WHAT THE TASK REQUIRES - Give the data again exactly as written, skipping any pictures.

SOURCE DATA -
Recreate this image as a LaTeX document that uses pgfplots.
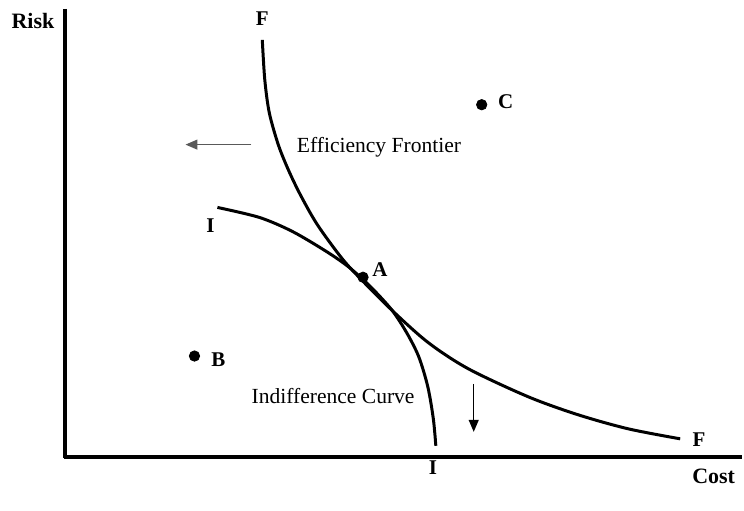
\documentclass[border=0pt]{standalone}
\usepackage{pgfplots}
\pgfplotsset{compat=1.18}
\usepackage{fontspec}
\setmainfont{Liberation Serif}
\usetikzlibrary{arrows.meta}
\begin{document}
\begin{tikzpicture}
\begin{axis}[
  width=372pt, height=256pt, scale only axis,
  xmin=0, xmax=744, ymin=0, ymax=512, y dir=reverse,
  hide axis, clip=false,
]
\path (axis cs:0,0) rectangle (axis cs:744,512);
% axes
\addplot[black, line width=2pt] coordinates {(65,9) (65,459)};
\addplot[black, line width=2pt] coordinates {(64,458) (744,458)};
% Efficiency frontier F
\addplot[black, line width=1.5pt, smooth] coordinates {
(263,40) (265.5,80) (270,113) (279,145) (289,170) (301,195) (318,225)
(342,258) (360,278) (395,313) (430,344) (470,370) (530,398) (580,416)
(630,430) (682,440)};
% Indifference curve I
\addplot[black, line width=1.5pt, smooth] coordinates {
(218,208) (260,218) (293,232) (327,252) (350,268) (372,288) (393,311)
(408,334) (420,358) (429,388) (434.5,420) (437,447)};
% points
\addplot[only marks, mark=*, mark size=2.6pt, black] coordinates {(364,278) (195,357) (483,105)};
% arrows
\addplot[gray!70!black, line width=0.6pt, -{Triangle[length=6pt,width=5pt]}] coordinates {(252,145) (186,145)};
\addplot[black, line width=0.6pt, -{Triangle[length=6pt,width=5pt]}] coordinates {(475,385) (475,433)};
% labels
\node[font=\bfseries\fontsize{11}{12}\selectfont] at (axis cs:33,21) {Risk};
\node[font=\bfseries\fontsize{11}{12}\selectfont, anchor=east] at (axis cs:744,478) {Cost};
\node[font=\bfseries\fontsize{10.5}{12}\selectfont] at (axis cs:263,19) {F};
\node[font=\bfseries\fontsize{10.5}{12}\selectfont] at (axis cs:701,441) {F};
\node[font=\bfseries\fontsize{10.5}{12}\selectfont] at (axis cs:211,226) {I};
\node[font=\bfseries\fontsize{10.5}{12}\selectfont] at (axis cs:434,469) {I};
\node[font=\bfseries\fontsize{10.5}{12}\selectfont] at (axis cs:381,270) {A};
\node[font=\bfseries\fontsize{10.5}{12}\selectfont] at (axis cs:219,361) {B};
\node[font=\bfseries\fontsize{10.5}{12}\selectfont] at (axis cs:507,102) {C};
\node[font=\fontsize{10.8}{12}\selectfont] at (axis cs:380,148) {Efficiency Frontier};
\node[font=\fontsize{10.8}{12}\selectfont] at (axis cs:334,397) {Indifference Curve};
\end{axis}
\end{tikzpicture}
\end{document}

REPLY TO THE EXERCISE -
Recreate this image as a LaTeX document that uses pgfplots.
\documentclass[border=0pt]{standalone}
\usepackage{pgfplots}
\pgfplotsset{compat=1.18}
\usepackage{fontspec}
\setmainfont{Liberation Serif}
\usetikzlibrary{arrows.meta}
\begin{document}
\begin{tikzpicture}
\begin{axis}[
  width=372pt, height=256pt, scale only axis,
  xmin=0, xmax=744, ymin=0, ymax=512, y dir=reverse,
  hide axis, clip=false,
]
\path (axis cs:0,0) rectangle (axis cs:744,512);
% axes
\addplot[black, line width=2pt] coordinates {(65,9) (65,459)};
\addplot[black, line width=2pt] coordinates {(64,458) (744,458)};
% Efficiency frontier F
\addplot[black, line width=1.5pt, smooth] coordinates {
(263,40) (265.5,80) (270,113) (279,145) (289,170) (301,195) (318,225)
(342,258) (360,278) (395,313) (430,344) (470,370) (530,398) (580,416)
(630,430) (682,440)};
% Indifference curve I
\addplot[black, line width=1.5pt, smooth] coordinates {
(218,208) (260,218) (293,232) (327,252) (350,268) (372,288) (393,311)
(408,334) (420,358) (429,388) (434.5,420) (437,447)};
% points
\addplot[only marks, mark=*, mark size=2.6pt, black] coordinates {(364,278) (195,357) (483,105)};
% arrows
\addplot[gray!70!black, line width=0.6pt, -{Triangle[length=6pt,width=5pt]}] coordinates {(252,145) (186,145)};
\addplot[black, line width=0.6pt, -{Triangle[length=6pt,width=5pt]}] coordinates {(475,385) (475,433)};
% labels
\node[font=\bfseries\fontsize{11}{12}\selectfont] at (axis cs:33,21) {Risk};
\node[font=\bfseries\fontsize{11}{12}\selectfont, anchor=east] at (axis cs:744,478) {Cost};
\node[font=\bfseries\fontsize{10.5}{12}\selectfont] at (axis cs:263,19) {F};
\node[font=\bfseries\fontsize{10.5}{12}\selectfont] at (axis cs:701,441) {F};
\node[font=\bfseries\fontsize{10.5}{12}\selectfont] at (axis cs:211,226) {I};
\node[font=\bfseries\fontsize{10.5}{12}\selectfont] at (axis cs:434,469) {I};
\node[font=\bfseries\fontsize{10.5}{12}\selectfont] at (axis cs:381,270) {A};
\node[font=\bfseries\fontsize{10.5}{12}\selectfont] at (axis cs:219,361) {B};
\node[font=\bfseries\fontsize{10.5}{12}\selectfont] at (axis cs:507,102) {C};
\node[font=\fontsize{10.8}{12}\selectfont] at (axis cs:380,148) {Efficiency Frontier};
\node[font=\fontsize{10.8}{12}\selectfont] at (axis cs:334,397) {Indifference Curve};
\end{axis}
\end{tikzpicture}
\end{document}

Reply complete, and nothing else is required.